If (log x)/(a^2+ab+b^2) = (log y)/(b^2+bc+c^2) = (log z)/(c^2+ca+a^2), then x^(a-b). y^(b-c). z^(c-a) =

Question

If \(\frac{log\,x}{a^2+ab+b^2}\) = \(\frac{log\,y}{b^2+bc+c^2}\) = \(\frac{log\,z}{c^2+ca+a^2}\), then x^a-b . y^b-c . z^c-a = 

(a) 0 

(b) –1 

(c) 1 

(d) 2

Answer 1

(c) 1

Let each ratio = k and base = e 

⇒ log_e x = k(a² + ab + b²) 

⇒ (a – b) log_e x = k (a – b) (a² + ab + b²) 

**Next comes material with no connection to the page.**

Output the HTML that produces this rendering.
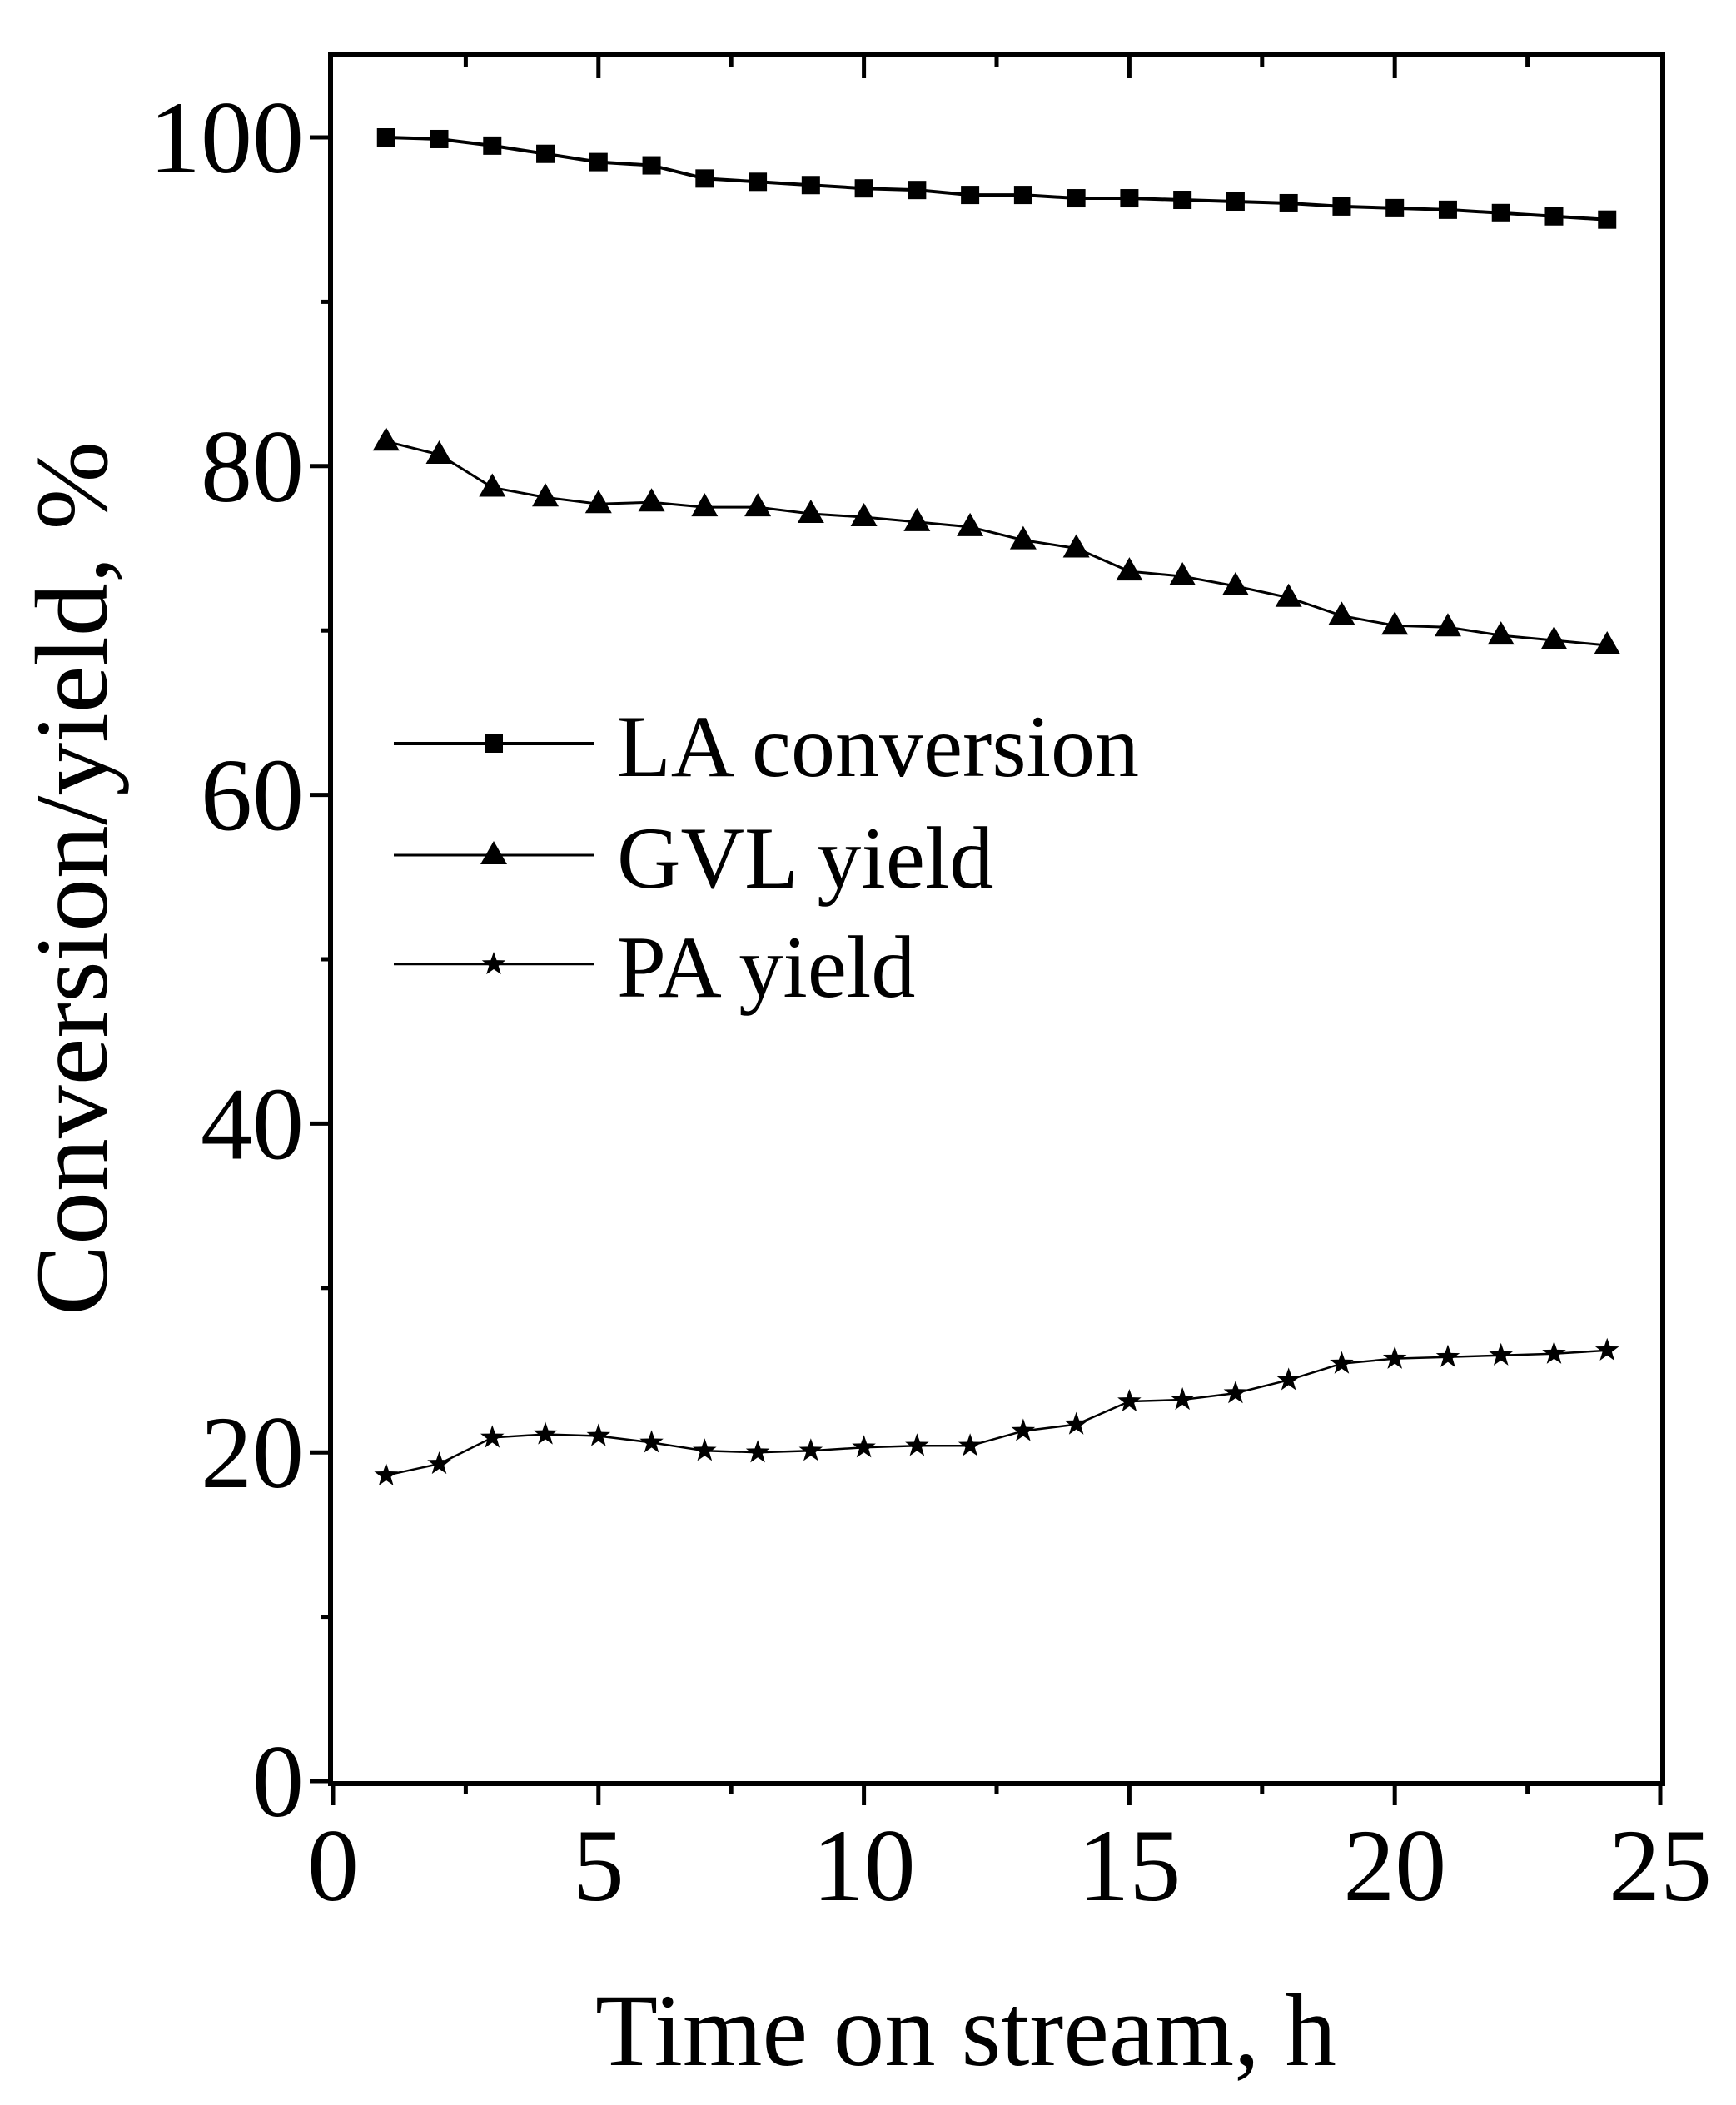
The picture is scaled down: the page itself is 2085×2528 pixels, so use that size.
<!DOCTYPE html>
<html><head><meta charset="utf-8"><style>
html,body{margin:0;padding:0;background:#fff;}
svg{display:block;}
text{font-family:"Liberation Serif",serif;fill:#000;}
</style></head><body>
<svg id="s" width="2085" height="2528" viewBox="0 0 2085 2528" xmlns="http://www.w3.org/2000/svg">
<rect width="2085" height="2528" fill="#fff"/>
<g id="g"></g>
<text x="1160" y="2480" font-size="124" text-anchor="middle" textLength="890" lengthAdjust="spacingAndGlyphs">Time on stream, h</text>
<text transform="translate(128,1055) rotate(-90)" font-size="124" text-anchor="middle" textLength="1050" lengthAdjust="spacingAndGlyphs">Conversion/yield, %</text>
<text x="741" y="932" font-size="106">LA conversion</text>
<text x="741" y="1066" font-size="106">GVL yield</text>
<text x="741" y="1197" font-size="106">PA yield</text>
</svg>
<script>
var g=document.getElementById('g'),NS='http://www.w3.org/2000/svg';
function X(v){return 400+v*63.76;}function Y(v){return 2139-v*19.74;}
function el(t,a){var e=document.createElementNS(NS,t);for(var k in a)e.setAttribute(k,a[k]);g.appendChild(e);return e;}
el('rect',{x:397,y:65,width:1600,height:2077,fill:'none',stroke:'#000','stroke-width':6});
for(var i=0;i<=10;i++){var v=i*2.5,x=X(v),maj=(i%2==0);
 el('line',{x1:x,y1:2139,x2:x,y2:2139+(maj?29:15),stroke:'#000','stroke-width':5});
 if(i>0&&i<10)el('line',{x1:x,y1:68,x2:x,y2:68+(maj?26:12),stroke:'#000','stroke-width':5});
 if(maj){var t=el('text',{x:x,y:2282,'font-size':124,'text-anchor':'middle'});t.textContent=v;}}
for(var j=0;j<=10;j++){var v=j*10,y=Y(v),maj=(j%2==0);
 el('line',{x1:400,y1:y,x2:400-(maj?28:14),y2:y,stroke:'#000','stroke-width':5});
 if(maj){var t=el('text',{x:365,y:y+42,'font-size':124,'text-anchor':'end'});t.textContent=v;}}
var LA=[100,99.9,99.5,99,98.5,98.3,97.5,97.3,97.1,96.9,96.8,96.5,96.5,96.3,96.3,96.2,96.1,96,95.8,95.7,95.6,95.4,95.2,95.0];
var GV=[81.5,80.7,78.7,78.1,77.7,77.8,77.5,77.5,77.1,76.9,76.6,76.3,75.5,75,73.6,73.3,72.7,72,70.9,70.3,70.2,69.7,69.4,69.1];
var PA=[18.6,19.3,20.9,21.1,21,20.6,20.1,20,20.1,20.3,20.4,20.4,21.3,21.7,23.1,23.2,23.6,24.4,25.4,25.7,25.8,25.9,26,26.2];
function line(d,w){var p=d.map(function(v,i){return X(i+1)+','+Y(v)}).join(' ');el('polyline',{points:p,fill:'none',stroke:'#000','stroke-width':w});}
function sq(x,y){el('rect',{x:x-11,y:y-11,width:22,height:22,fill:'#000'});}
function tri(x,y){el('polygon',{points:(x)+','+(y-17)+' '+(x-16)+','+(y+11)+' '+(x+16)+','+(y+11),fill:'#000'});}
function star(x,y){var p=[];for(var k=0;k<10;k++){var r=k%2?6:15,a=-Math.PI/2+k*Math.PI/5;p.push((x+r*Math.cos(a))+','+(y+r*Math.sin(a)));}el('polygon',{points:p.join(' '),fill:'#000'});}
line(LA,4);line(GV,3);line(PA,2.5);
LA.forEach(function(v,i){sq(X(i+1),Y(v));});
GV.forEach(function(v,i){tri(X(i+1),Y(v));});
PA.forEach(function(v,i){star(X(i+1),Y(v));});
el('line',{x1:473,y1:893,x2:714,y2:893,stroke:'#000','stroke-width':4});sq(593,893);
el('line',{x1:473,y1:1027,x2:714,y2:1027,stroke:'#000','stroke-width':3});tri(593,1027);
el('line',{x1:473,y1:1158,x2:714,y2:1158,stroke:'#000','stroke-width':2.5});star(593,1158);
</script>
</body></html>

⇒ log_e x^{a – b} = k(a³ – b³) ⇒ x^{a – b} = \(e^{k(a^3-b^3)}\) 

Similarly, y^b-c = \(e^{k(b^3-c^3)}\), z^c-a = \(e^{k(c^3-a^3)}\)

∴ x^a-b . y^b-c . z^c-a = \(e^{k(a^3-b^3)}\). \(e^{k(b^3-c^3)}\) . \(e^{k(c^3-a^3)}\)

= \(e^{k[a^3-b^3+b^3-c^3+c^3-a^3]}\) = e⁰ = 1.